# Has anyone tried these T8 retrofit LED tubes?



## mcfly (24 Feb 2014)

We are looking to upgrade the lighting in our Juwel 240 (T8) and I saw these yesterday.

Seems like a good hassle free upgrade, if rather expensive . We were wondering if they are any good for plants, maybe get one white tube and one colour plus?

Anyway These are the tubes in question:

 Superfish T8 LED ColorPlus Retrofit Superbright Tropical Fish Tank Discus Marine | eBay


----------



## ian_m (24 Feb 2014)

Problem is don't state any brightness or even power consumption. I suspect if like most LED retrofits they will not be as bright as T8 tubes.

Best I have found to replace Juwel T8's are these, but not cheap.
Eco Aqua LED  | Arcadia Aquatic

Do quote power but no brightness, though do say as bright as equivalent T8 tubes.

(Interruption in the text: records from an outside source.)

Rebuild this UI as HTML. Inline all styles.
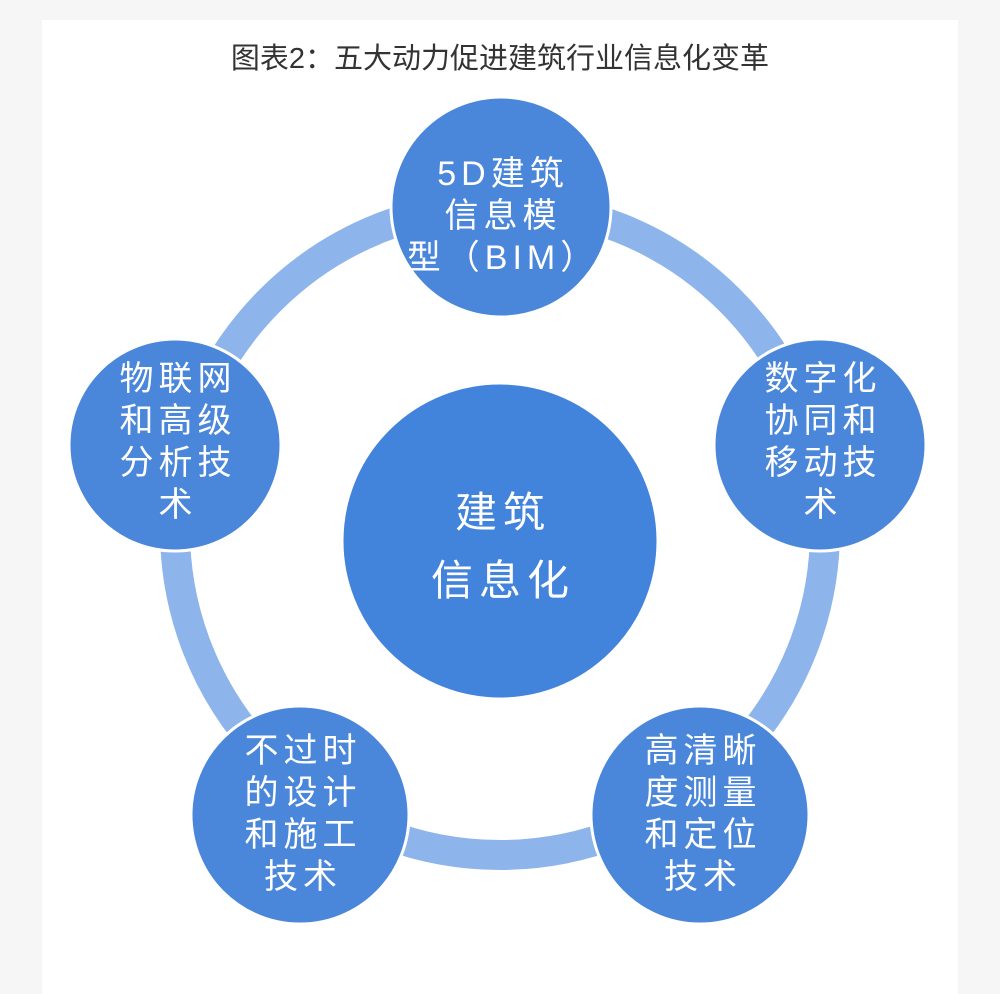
<!DOCTYPE html>
<html><head><meta charset="utf-8"><style>
html,body{margin:0;padding:0;background:#f6f6f6;}
svg{display:block}
text{font-family:"Liberation Sans","Noto Sans CJK SC",sans-serif;}
</style></head><body>
<svg width="1000" height="994" viewBox="0 0 1000 994" xmlns="http://www.w3.org/2000/svg">
<rect x="0" y="0" width="1000" height="994" fill="#f6f6f6"/>
<rect x="42" y="20" width="916" height="974" fill="#ffffff"/>
<text x="500" y="68" font-size="29" fill="#333" text-anchor="middle">图表2：五大动力促进建筑行业信息化变革</text>
<circle cx="500" cy="530" r="325" fill="none" stroke="#8db5ec" stroke-width="30"/>
<g fill="#4a86d9" stroke="#ffffff" stroke-width="3">
<circle cx="501" cy="207" r="110"/>
<circle cx="175" cy="445" r="106"/>
<circle cx="820" cy="445" r="106"/>
<circle cx="300" cy="815" r="109"/>
<circle cx="700" cy="815" r="109"/>
<circle cx="500" cy="541" r="158" fill="#4283dc"/>
</g>
<g fill="#ffffff" font-size="34" text-anchor="middle" letter-spacing="5">
<text x="503" y="185">5D建筑</text>
<text x="503" y="227">信息模</text>
<text x="503" y="269">型（BIM）</text>
<text x="178" y="390">物联网</text>
<text x="178" y="432">和高级</text>
<text x="178" y="474">分析技</text>
<text x="178" y="516">术</text>
<text x="823" y="390">数字化</text>
<text x="823" y="432">协同和</text>
<text x="823" y="474">移动技</text>
<text x="823" y="516">术</text>
<text x="303" y="762">不过时</text>
<text x="303" y="804">的设计</text>
<text x="303" y="846">和施工</text>
<text x="303" y="888">技术</text>
<text x="703" y="762">高清晰</text>
<text x="703" y="804">度测量</text>
<text x="703" y="846">和定位</text>
<text x="703" y="888">技术</text>
<text x="503" y="527" font-size="42" letter-spacing="6">建筑</text>
<text x="503" y="595" font-size="42" letter-spacing="6">信息化</text>
</g>
</svg>
</body></html>
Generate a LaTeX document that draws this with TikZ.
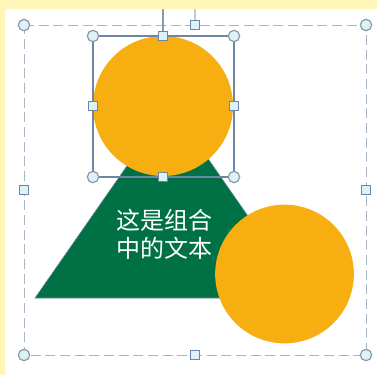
\documentclass[tikz,border=0pt]{standalone}
\usepackage{fontspec}
\newfontfamily\cjk{Noto Sans CJK SC}
\usepackage{tikz}
\usetikzlibrary{
	positioning
}

\definecolor{bgyellow}{HTML}{FFF5B6}
\definecolor{orangefill}{HTML}{F6AE10}
\definecolor{greenfill}{HTML}{007144}
\definecolor{dashline}{HTML}{A6B6C6}
\definecolor{selline}{HTML}{6B86A6}
\definecolor{handlefill}{HTML}{DDF2F6}
\definecolor{handledraw}{HTML}{8A9AA6}
\definecolor{rotline}{HTML}{BACADA}

\tikzset{
	roundhandle/.style={circle,draw=handledraw,fill=handlefill,line width=0.9pt,minimum size=8.5pt,inner sep=0pt},
	squarehandle/.style={rectangle,draw=selline,fill=handlefill,line width=0.8pt,minimum size=7pt,inner sep=0pt},
	groupline/.style={draw=dashline,line width=0.75pt,dash pattern=on 7.5pt off 3.5pt},
	selectline/.style={draw=selline,line width=0.8pt},
	disc/.style={circle,fill=orangefill,inner sep=0pt}
}

\begin{document}
\begin{tikzpicture}[x=0.75pt,y=-0.75pt]
		\useasboundingbox (0,0) rectangle (377,375);
		\fill[white] (0,0) rectangle (377,375);

		% shapes of the group
		\coordinate (apex) at (170,104);
		\coordinate (baseL) at (35,298);
		\coordinate (baseR) at (305,298);
		\fill[greenfill,draw=selline,line width=0.4pt] (apex) -- (baseR) -- (baseL) -- cycle;
		\node[disc,minimum size=105pt] (topdisc) at (163,106) {};
		\node[text=white,align=center,font=\cjk\fontsize{18}{21}\selectfont] (label) at (164,234) {这是组合\\中的文本};
		\node[disc,minimum size=104pt] (lowdisc) at (284.5,274) {};

		% group frame
		\coordinate (g1) at (24,25);
		\coordinate (g2) at (366,25);
		\coordinate (g3) at (366,355);
		\coordinate (g4) at (24,355);
		\coordinate (grot) at (195,9);
		\draw[rotline,line width=1.5pt] (195,25) -- (grot);
		\draw[groupline] (g1) -- (g2) -- (g3) -- (g4) -- cycle;
		\draw
			node[roundhandle]  (gtl) at (g1) {}
			node[roundhandle]  (gtr) at (g2) {}
			node[roundhandle]  (gbr) at (g3) {}
			node[roundhandle]  (gbl) at (g4) {}
			node[squarehandle] (gt)  at (195,25)  {}
			node[squarehandle] (gb)  at (195,355) {}
			node[squarehandle] (gl)  at (24,190)  {}
			node[squarehandle] (gr)  at (366,190) {}
		;

		% selected circle
		\coordinate (s1) at (93,36);
		\coordinate (s2) at (234,36);
		\coordinate (s3) at (234,177);
		\coordinate (s4) at (93,177);
		\coordinate (srot) at (163,9);
		\draw[draw=handledraw,line width=1.2pt] (163,36) -- (srot);
		\draw[selectline] (s1) -- (s2) -- (s3) -- (s4) -- cycle;
		\draw
			node[roundhandle]  (stl) at (s1) {}
			node[roundhandle]  (str) at (s2) {}
			node[roundhandle]  (sbr) at (s3) {}
			node[roundhandle]  (sbl) at (s4) {}
			node[squarehandle] (st)  at (163,36)  {}
			node[squarehandle] (sb)  at (163,177) {}
			node[squarehandle] (sl)  at (93,106)  {}
			node[squarehandle] (sr)  at (234,106) {}
		;

		% window edge
		\fill[bgyellow,even odd rule] (0,0) rectangle (377,375) (5,9) rectangle (377,375);
	\end{tikzpicture}
\end{document}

Best upgrade for Juwel 240 T8 would be Juwel 240 T5 highlight setup. At least you know what power and brightness you will be getting. (about 1500lm per tube).


----------



## Edvet (25 Feb 2014)

Don't forget that by switching to T5 you need more CO2 and ferts!


----------



## mcfly (25 Feb 2014)

Have done a bit of digging and have found that the 1050mm tubes suitable for a juwel 240 are 18W...

I've not found any other details apart from the specs for the 10w 600mm versions , I don't know how well the specs will scale but I pressume they use the same lights (just more of them)

par=22
lux=834
kelvin=7550


----------